Via le collectif Lettres vives

C’était un jeudi, à quelques jours de la rentrée. Il faisait un beau soleil bien franc, bien ferme, bien déterminé à nous faire sentir tout le poids de la chaleur de l’été. Et sans vraie surprise, ils étaient là. Je les ai tous trouvés tellement beaux, tellement grands, tellement déjà adultes dans leurs beaux costumes noirs et élégants. Je les ai retrouvés bien transformés, avec tout l’épaisseur des émotions qu’ils partageaient. Je les ai trouvés tellement grandis, mes pioupious de 1STI2D !

C’était une classe bien singulière : ma dernière classe de première avant la réforme du lycée, ma première classe de STI2D, une classe dont j’étais professeure principale. Mieux, en vérité : une classe dont j’ai été heureuse et fière d’être professeure principale. Il y a des classes, comme cela, qui marquent longtemps parce qu’on a vécu avec elles, avec eux, une aventure particulière, faite un peu d’étude de textes et de dissertation mais surtout de beaucoup d’humanité, de coups de colères et de fous rires, de tout ce qui se partage, humainement, dans une salle de cours et que les tableaux excel ne sauront jamais enfermer.

Dans cette classe, il y avait un élève en fauteuil et cela générait quelque chose de très positif, un souci permanent du confort et du bien-être de ce camarade un peu singulier et tellement attachant, un souci tellement ouvert et généreux qui donnait le ton du groupe. L’AESH avait tout ce qu’il fallait d’aide et de soutien pour accompagner son élève, notre élève !

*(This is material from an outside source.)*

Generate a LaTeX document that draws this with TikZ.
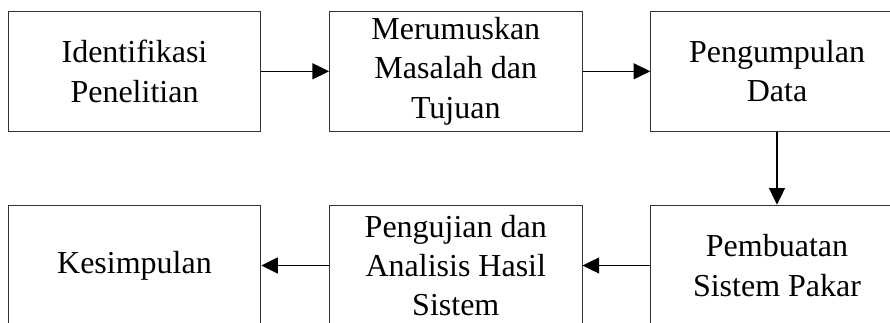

Dans cette classe, ils étaient souvent potaches, mais jamais méchants. Quand ils me saoulaient trop, je leur disais invariablement qu’ils me donnaient envie d’aller élever des chèvres dans la Larzac. Au bout d’un semestre, dès qu’ils sentaient le ton monter, il y en avait souvent un pour me demander « Vous voulez aller élever des chèvres, là ? »

Avec cette classe, essentiellement de garçons, nous avions travaillé à des discours d’éloges de femmes admirables. Certains avaient choisi des scientifiques. Leurs affiches décorent toujours les murs d’une des salles informatiques. L’année dernière, plusieurs élèves de mes classes avaient été curieux de ces affiches et de la classe qui les avaient réalisées et cela m’avait fait plaisir : ce petit projet de classe produit encore du sens aujourd’hui qu’ils ont quitté le lycée.

Pour cette classe, j’avais demandé une dédicace personnalisée à Maylis de Kerangal de Naissance d’un pont. J’avais scanné la dédicace et j’avais fabriqué pour chacun un marque-page. Ils avaient été très touchés : tout à coup, la littérature devenait quelque chose de tellement vivant, de tellement charnel. Et puis ils étaient émus, au fond, qu’une écrivaine ait ainsi écrit quelque chose tout exprès pour eux. Ce que peut provoquer une si modeste trace manuscrite !

Ce n’était pas une classe de ceux qu’on nomme des littéraires et pourtant, il me semble qu’autour de cet objet que nous appelons littérature, avec ces jeunes gens débordants de vitalité et de curiosités, nous avions réussi à constituer un petit salon confortable et ouvert sur le monde et sur les autres. J’ai souvenir de très belles anthologies poétiques qu’ils avaient composées, en fin d’année. J’ai souvenir de vraies surprises au moment du déploiement du sens de « L’horloge » de Baudelaire ou encore de « la bicyclette » de Jacques Réda. J’ai le sentiment que la poésie, avec eux, ce n’était vraiment, finalement, pas rien et c’est tellement important de partager cela avec des élèves !

C’était un jeudi, à quelques jours de la rentrée. Ils étaient beaux, tous vêtus de leurs trois années de plus et de leurs beaux costumes sombres.

L’un d’entre eux reposaient là et c’était inacceptable.

L’un d’entre eux a été fauché sur la route et, soudain, les statistiques d’accidentologie du weekend du 15 août ont sonné un glas parfaitement insupportable.

L’un d’entre eux reposait là et si j’étais tellement touchée de les retrouver tous, et de les saluer tous, et de leur dire combien ils sont beaux, tous, j’aurais préféré que nous n’ayons jamais eu cette occasion de nous revoir.